##### Extracted information

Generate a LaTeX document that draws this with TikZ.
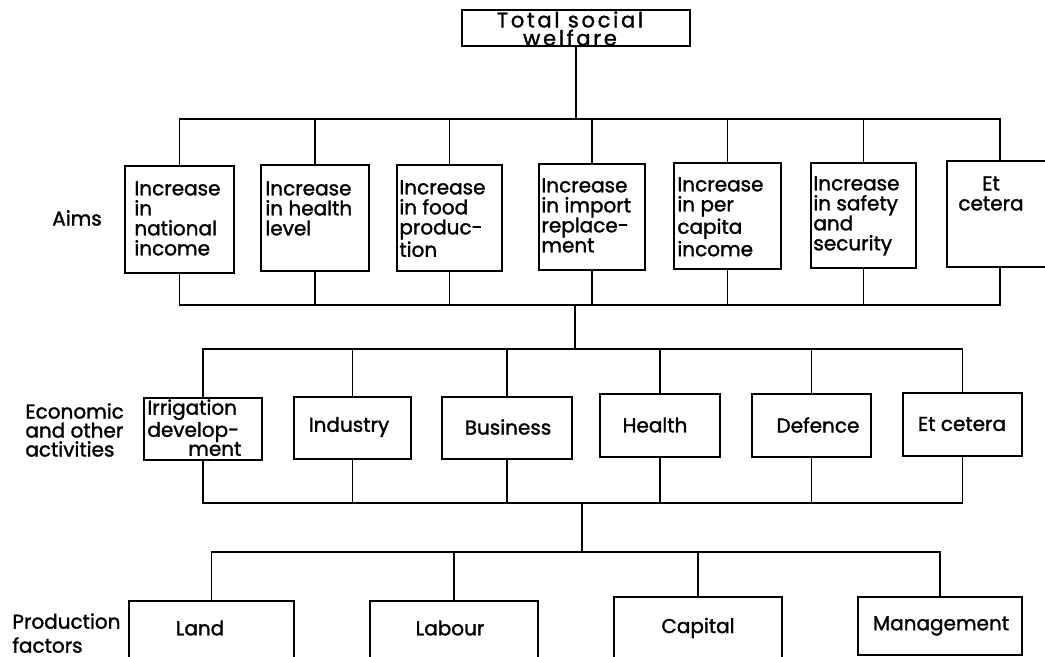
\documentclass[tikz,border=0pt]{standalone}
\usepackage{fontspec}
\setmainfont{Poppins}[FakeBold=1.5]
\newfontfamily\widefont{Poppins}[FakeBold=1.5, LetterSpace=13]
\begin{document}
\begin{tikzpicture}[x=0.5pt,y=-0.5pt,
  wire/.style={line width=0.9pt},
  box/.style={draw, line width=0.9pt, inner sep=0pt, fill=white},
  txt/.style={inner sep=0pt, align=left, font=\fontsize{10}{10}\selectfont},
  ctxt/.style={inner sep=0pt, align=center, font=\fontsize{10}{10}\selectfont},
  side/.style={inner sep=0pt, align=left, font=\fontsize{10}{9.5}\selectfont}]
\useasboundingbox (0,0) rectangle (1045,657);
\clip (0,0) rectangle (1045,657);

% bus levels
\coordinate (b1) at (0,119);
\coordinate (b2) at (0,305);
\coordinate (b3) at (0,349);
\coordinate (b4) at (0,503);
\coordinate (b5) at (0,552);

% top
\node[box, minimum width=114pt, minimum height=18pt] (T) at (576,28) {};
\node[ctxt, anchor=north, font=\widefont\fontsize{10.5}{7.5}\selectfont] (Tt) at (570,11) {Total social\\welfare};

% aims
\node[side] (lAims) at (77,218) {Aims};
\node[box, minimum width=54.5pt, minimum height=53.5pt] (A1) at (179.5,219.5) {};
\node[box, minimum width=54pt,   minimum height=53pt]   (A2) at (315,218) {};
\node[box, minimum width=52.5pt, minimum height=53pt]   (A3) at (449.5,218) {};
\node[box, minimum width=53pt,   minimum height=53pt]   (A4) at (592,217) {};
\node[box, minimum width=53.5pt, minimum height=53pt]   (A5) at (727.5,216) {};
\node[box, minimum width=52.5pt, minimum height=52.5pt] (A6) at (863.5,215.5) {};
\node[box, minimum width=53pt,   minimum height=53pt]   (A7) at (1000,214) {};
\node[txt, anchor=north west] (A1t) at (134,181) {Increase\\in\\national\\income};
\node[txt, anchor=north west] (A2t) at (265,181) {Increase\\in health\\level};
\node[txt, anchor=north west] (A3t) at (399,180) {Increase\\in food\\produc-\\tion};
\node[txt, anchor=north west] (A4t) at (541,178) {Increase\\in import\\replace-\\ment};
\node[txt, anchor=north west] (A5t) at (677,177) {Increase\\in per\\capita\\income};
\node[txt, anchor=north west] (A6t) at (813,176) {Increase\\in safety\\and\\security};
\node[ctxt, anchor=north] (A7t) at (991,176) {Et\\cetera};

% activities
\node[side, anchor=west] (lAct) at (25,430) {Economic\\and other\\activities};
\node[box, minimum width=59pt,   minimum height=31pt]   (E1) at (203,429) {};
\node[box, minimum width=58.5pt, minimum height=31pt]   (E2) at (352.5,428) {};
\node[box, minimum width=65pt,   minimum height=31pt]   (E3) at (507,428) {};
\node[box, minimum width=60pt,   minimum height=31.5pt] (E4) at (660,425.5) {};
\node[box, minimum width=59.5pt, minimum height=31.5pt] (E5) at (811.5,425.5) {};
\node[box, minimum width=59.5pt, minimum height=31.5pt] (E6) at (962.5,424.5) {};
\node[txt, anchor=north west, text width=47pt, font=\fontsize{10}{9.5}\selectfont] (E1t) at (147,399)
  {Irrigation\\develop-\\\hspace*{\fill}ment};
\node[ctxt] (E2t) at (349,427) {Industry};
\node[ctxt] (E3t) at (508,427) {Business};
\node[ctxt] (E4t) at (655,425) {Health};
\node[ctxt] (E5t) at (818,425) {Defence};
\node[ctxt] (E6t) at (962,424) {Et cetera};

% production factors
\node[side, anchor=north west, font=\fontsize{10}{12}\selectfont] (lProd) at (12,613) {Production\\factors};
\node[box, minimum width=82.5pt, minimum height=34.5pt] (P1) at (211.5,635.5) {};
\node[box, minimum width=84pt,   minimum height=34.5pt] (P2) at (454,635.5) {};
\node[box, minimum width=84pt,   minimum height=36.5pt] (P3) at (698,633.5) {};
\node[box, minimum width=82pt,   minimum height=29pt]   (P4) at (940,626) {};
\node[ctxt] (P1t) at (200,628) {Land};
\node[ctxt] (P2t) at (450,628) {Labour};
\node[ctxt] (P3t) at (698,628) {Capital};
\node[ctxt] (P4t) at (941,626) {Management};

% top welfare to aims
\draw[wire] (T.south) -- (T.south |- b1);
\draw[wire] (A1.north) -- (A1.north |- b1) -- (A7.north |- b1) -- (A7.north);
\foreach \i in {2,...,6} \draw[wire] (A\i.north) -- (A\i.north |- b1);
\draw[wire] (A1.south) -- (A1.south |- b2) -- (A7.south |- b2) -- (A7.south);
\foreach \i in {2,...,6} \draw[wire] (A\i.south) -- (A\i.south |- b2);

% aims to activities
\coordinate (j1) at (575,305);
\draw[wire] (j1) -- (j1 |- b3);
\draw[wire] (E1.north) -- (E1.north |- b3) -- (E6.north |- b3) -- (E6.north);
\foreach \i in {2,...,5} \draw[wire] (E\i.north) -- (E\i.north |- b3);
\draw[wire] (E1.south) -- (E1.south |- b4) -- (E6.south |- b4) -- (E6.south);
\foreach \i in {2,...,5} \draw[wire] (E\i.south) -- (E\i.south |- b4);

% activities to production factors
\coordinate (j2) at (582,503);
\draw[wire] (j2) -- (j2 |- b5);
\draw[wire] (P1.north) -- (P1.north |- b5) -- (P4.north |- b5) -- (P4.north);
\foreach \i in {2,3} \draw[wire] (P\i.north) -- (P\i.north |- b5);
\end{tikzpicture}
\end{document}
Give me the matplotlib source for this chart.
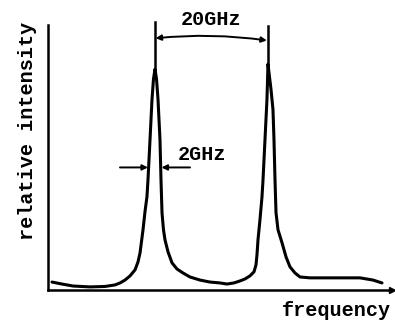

##########

**Goal**
How many of the lines above include the string "this"? Reply with the number by itself.

**Written answer**
2